A few weeks ago I wrote about my dilemma photographing friends at a dinner party. I wanted to highlight one reader's response to that post, because I find it especially illuminating.
"Deliberate Grace! I think that's the secret....i think there is a certain grace in being deliberate in what you do, whether it's crossing the street or raising your camera, framing an image, collecting the image, bringing the camera back down to your side, and walking on to collect another image somewhere else, maybe only a footstep away.
i'm convinced people love deliberate people around them, maybe it resonates something that makes them think everything is ok....i really don't know, but i do know that you can deliberately collect an image of someone that is standing right in front of you without them taking offence, but even if you're standing across the road from them and you have even an ounce of anxious emotion inside of you, in the seconds that it takes for you to raise your camera the entire block of people will be looking at you as if you are about to mug them!
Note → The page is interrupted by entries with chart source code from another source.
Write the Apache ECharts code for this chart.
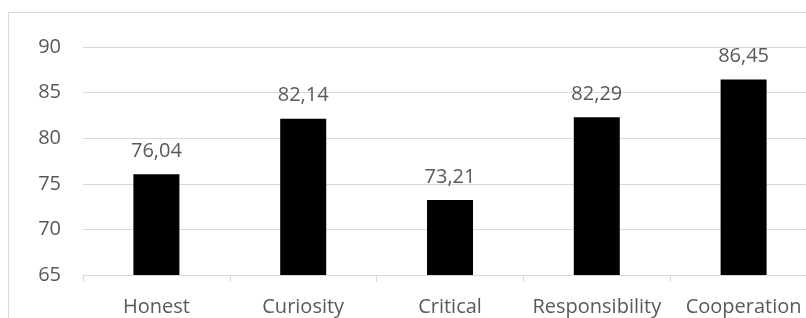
<!DOCTYPE html>
<html>
<head>
<meta charset="utf-8">
<script src="https://cdn.jsdelivr.net/npm/echarts@6/dist/echarts.min.js"></script>
<style>
  html, body { margin: 0; padding: 0; background: #fff; overflow: hidden; }
  /* the chart runs a little past the right edge of the window, as in the picture */
  #chart { width: 818px; height: 318px; }
</style>
</head>
<body>
<div id="chart"></div>
<script>
const categories = ['Honest', 'Curiosity', 'Critical', 'Responsibility', 'Cooperation'];
const scores = [76.04, 82.14, 73.21, 82.29, 86.45];
const y_min = 65, y_max = 90, y_step = 5;

let chart = echarts.init(document.getElementById('chart'));
const font = '"Open Sans", sans-serif';
const text_color = '#595959';
const line_color = '#d9d9d9';

chart.setOption({
    animation: false,
    backgroundColor: '#fff',
    // outer chart frame, cut off at the right and bottom like the picture
    graphic: [{
        type: 'rect',
        shape: { x: 8.5, y: 12.5, width: 900, height: 400 },
        style: { fill: 'none', stroke: line_color, lineWidth: 1 },
        silent: true
    }],
    grid: { left: 83, top: 47, right: 1, bottom: 43 },
    xAxis: {
        type: 'category',
        data: categories,
        axisLine: { lineStyle: { color: line_color, width: 1 } },
        axisTick: { show: true, length: 7, lineStyle: { color: line_color } },
        axisLabel: { interval: 0, color: text_color, fontFamily: font, fontSize: 20, margin: 22 }
    },
    yAxis: {
        type: 'value',
        min: y_min, max: y_max, interval: y_step,
        axisLine: { show: false },
        axisTick: { show: false },
        splitLine: { lineStyle: { color: line_color, width: 1 } },
        axisLabel: { color: text_color, fontFamily: font, fontSize: 20, margin: 22 }
    },
    series: [{
        type: 'bar',
        data: scores,
        barWidth: 46,
        itemStyle: { color: '#000' },
        label: {
            show: true,
            position: 'top',
            distance: 13,
            color: text_color,
            fontFamily: font,
            fontSize: 20,
            formatter: p => p.value.toFixed(2).replace('.', ',')
        }
    }]
});
</script>
</body>
</html>
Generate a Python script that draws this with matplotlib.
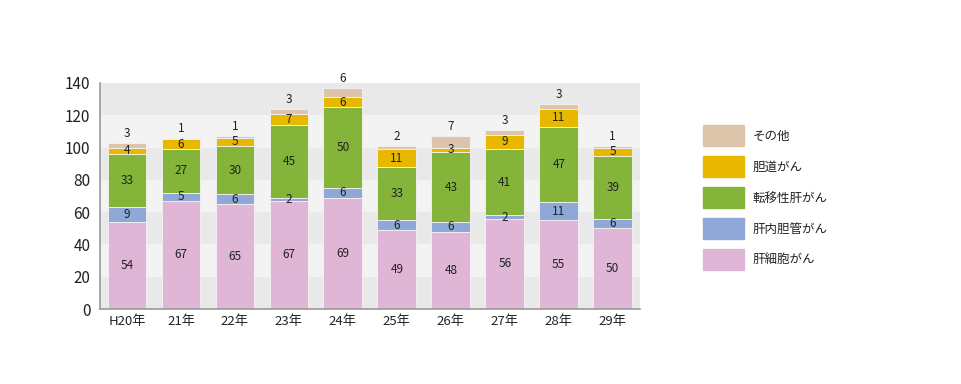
import numpy as np
import matplotlib.pyplot as plt
from matplotlib.patches import Rectangle

plt.rcParams['font.family'] = ['Noto Sans CJK JP', 'DejaVu Sans']

years = ['H20年', '21年', '22年', '23年', '24年', '25年', '26年', '27年', '28年', '29年']
names = ['肝細胞がん', '肝内胆管がん', '転移性肝がん', '胆道がん', 'その他']
hcc = [54, 67, 65, 67, 69, 49, 48, 56, 55, 50]
icc = [9, 5, 6, 2, 6, 6, 6, 2, 11, 6]
meta = [33, 27, 30, 45, 50, 33, 43, 41, 47, 39]
bile = [4, 6, 5, 7, 6, 11, 3, 9, 11, 5]
other = [3, 1, 1, 3, 6, 2, 7, 3, 3, 1]
colors = ['#dfb6d6', '#8fa8d8', '#84b43a', '#e8b800', '#dcc5ab']

series = [hcc, icc, meta, bile, other]

fig = plt.figure(figsize=(9.62, 3.84), dpi=100)
ax = fig.add_axes([0.104, 0.195, 0.561, 0.589])

# background bands
for i, lo in enumerate(range(0, 140, 20)):
    ax.axhspan(lo, lo + 20, color='#e9e9e9' if i % 2 == 0 else '#f3f3f3', zorder=0, lw=0)

x = np.arange(len(years))
bottom = np.zeros(len(years))
for k, vals in enumerate(series):
    vals = np.array(vals)
    ax.bar(x, vals, 0.72, bottom=bottom, color=colors[k], edgecolor='#f4f4f4',
           linewidth=0.6, zorder=2)
    for xi, b, v in zip(x, bottom, vals):
        if k == 4:
            ax.text(xi, b + v + 1.8, str(v), ha='center', va='bottom', fontsize=8.5,
                    color='#222222', clip_on=False, zorder=3)
        else:
            ax.text(xi, b + v / 2, str(v), ha='center', va='center', fontsize=8.5,
                    color='#222222', zorder=3)
    bottom = bottom + vals

ax.set_xlim(-0.5, len(years) - 0.5)
ax.set_ylim(0, 140)
ax.set_yticks(range(0, 141, 20))
ax.set_xticks(x)
ax.set_xticklabels(years, fontsize=9.5)
ax.tick_params(axis='y', labelsize=11, length=0, pad=7, labelcolor='#222222')
ax.tick_params(axis='x', length=0, pad=4, labelcolor='#222222')
for s in ['top', 'right']:
    ax.spines[s].set_visible(False)
ax.spines['left'].set_color('#999999')
ax.spines['bottom'].set_color('#999999')
ax.spines['left'].set_linewidth(1.2)
ax.spines['bottom'].set_linewidth(1.2)

# legend drawn by hand
W, H = 962, 384
for i, k in enumerate(range(4, -1, -1)):
    top = 125 + i * 31
    fig.patches.append(Rectangle((703 / W, 1 - (top + 21) / H), 41 / W, 21 / H,
                                 transform=fig.transFigure, color=colors[k]))
    fig.text(753 / W, 1 - (top + 11) / H, names[k], fontsize=9, va='center', ha='left',
             color='#222222')

fig.savefig('out.png', dpi=100)
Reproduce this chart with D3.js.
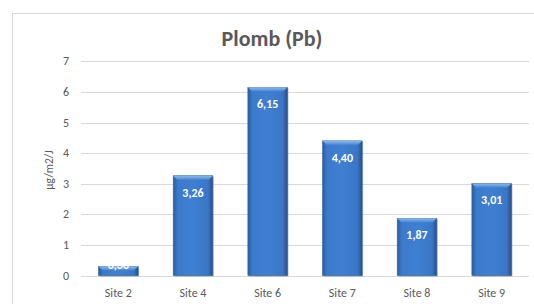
<!DOCTYPE html>
<html><head><meta charset="utf-8">
<script src="https://cdn.jsdelivr.net/npm/d3@7"></script>
<style>body{margin:0;background:#fff;font-family:Calibri,Carlito,"Liberation Sans",Arial,sans-serif;}</style>
</head><body>
<svg id="c" width="534" height="304"></svg>
<script>
const categories = ["Site 2","Site 4","Site 6","Site 7","Site 8","Site 9"];
const values = [0.30, 3.26, 6.15, 4.40, 1.87, 3.01];
const yTicks = [0,1,2,3,4,5,6,7];
const title = "Plomb (Pb)";
const yTitle = "µg/m2/J";

const svg = d3.select("#c");
const font = "Calibri, Carlito, 'Liberation Sans', Arial, sans-serif";
const grey = "#595959";

svg.append("rect").attr("x",12.5).attr("y",13.5).attr("width",540).attr("height",300)
  .attr("fill","#fff").attr("stroke","#d9d9d9");

const x = d3.scaleBand().domain(categories).range([81,529]).paddingInner(0.47).paddingOuter(0.235);
const y = d3.scaleLinear().domain([0,7]).range([275.5,61.3]);

const defs = svg.append("defs");
const g = defs.append("linearGradient").attr("id","bg").attr("x1","0").attr("x2","1").attr("y1","0").attr("y2","0");
g.append("stop").attr("offset","0").attr("stop-color","#2c5d9e");
g.append("stop").attr("offset","0.12").attr("stop-color","#3c7acb");
g.append("stop").attr("offset","0.5").attr("stop-color","#3f7fd2");
g.append("stop").attr("offset","0.88").attr("stop-color","#3a76c6");
g.append("stop").attr("offset","1").attr("stop-color","#274f87");
const tg = defs.append("linearGradient").attr("id","tg").attr("x1","0").attr("x2","0").attr("y1","0").attr("y2","1");
tg.append("stop").attr("offset","0").attr("stop-color","#8fb8ea");
tg.append("stop").attr("offset","1").attr("stop-color","#4a88d6");

// gridlines
svg.append("g").selectAll("line").data(yTicks).join("line")
  .attr("x1",81).attr("x2",529).attr("y1",d=>Math.round(y(d))+0.5).attr("y2",d=>Math.round(y(d))+0.5)
  .attr("stroke","#d9d9d9").attr("stroke-width",1);

// y tick labels
svg.append("g").selectAll("text").data(yTicks).join("text")
  .attr("x",69).attr("y",d=>y(d)+4).attr("text-anchor","end")
  .attr("font-family",font).attr("font-size",12).attr("fill",grey).text(d=>d);

// y title
svg.append("text").attr("transform","translate(53,170) rotate(-90)").attr("text-anchor","middle")
  .attr("font-family",font).attr("font-size",11.5).attr("fill",grey).text(yTitle);

// title
svg.append("text").attr("x",272).attr("y",46).attr("text-anchor","middle")
  .attr("font-family",font).attr("font-size",22).attr("font-weight","bold").attr("fill",grey).text(title);

// bars
const bars = svg.append("g").selectAll("g").data(categories).join("g");
bars.append("rect").attr("x",(d)=>x(d)+1).attr("y",(d,i)=>y(values[i])+1)
  .attr("width",x.bandwidth()).attr("height",(d,i)=>y(0)-y(values[i])).attr("fill","#1f3f6a").attr("opacity",0.35);
bars.append("rect").attr("x",d=>x(d)).attr("y",(d,i)=>y(values[i]))
  .attr("width",x.bandwidth()).attr("height",(d,i)=>y(0)-y(values[i])).attr("fill","url(#bg)")
  .attr("stroke","#2f619f").attr("stroke-width",0.6);
bars.append("path").attr("d",(d,i)=>{
  const x0=x(d), x1=x(d)+x.bandwidth(), t=y(values[i]), h=Math.min(4,(y(0)-y(values[i]))/2);
  return `M${x0},${t}L${x1},${t}L${x1-4},${t+h}L${x0+4},${t+h}Z`;
}).attr("fill","url(#tg)");

// value labels
bars.append("text").attr("x",d=>x(d)+x.bandwidth()/2)
  .attr("y",(d,i)=>{const t=y(values[i]); return (y(0)-t)>20 ? t+21 : t+3;})
  .attr("text-anchor","middle").attr("font-family",font).attr("font-size",12).attr("font-weight","bold")
  .attr("fill","#fff").text((d,i)=>values[i].toFixed(2).replace(".",","));

// x labels
svg.append("g").selectAll("text").data(categories).join("text")
  .attr("x",d=>x(d)+x.bandwidth()/2).attr("y",297).attr("text-anchor","middle")
  .attr("font-family",font).attr("font-size",12).attr("fill",grey).text(d=>d);
</script>
</body></html>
Personally i 'try' never to collect, and i 'do' never "provide-back" an image of a person that i would not feel proud to confess to if one day i came by chance to be playing pool with them in a pub. I always had this ethic, but it wasn't until i was in a local bar and this actually happened to me that i appreciated that this was actually my ethic. i think having an ethic can give you a feeling of entitlement to confidently collect images of public spaces."
Deliberate Grace! What a beautiful term, and yet another affirmation that good photography --street photography in particular-- depends more on mental state than environment. Sometimes you're in the right frame of mind and photos happen easily. But if you're feeling anxious or pessimistic, you can walk down the exact same street and miss everything. Thanks, Joe, for the insightful comment.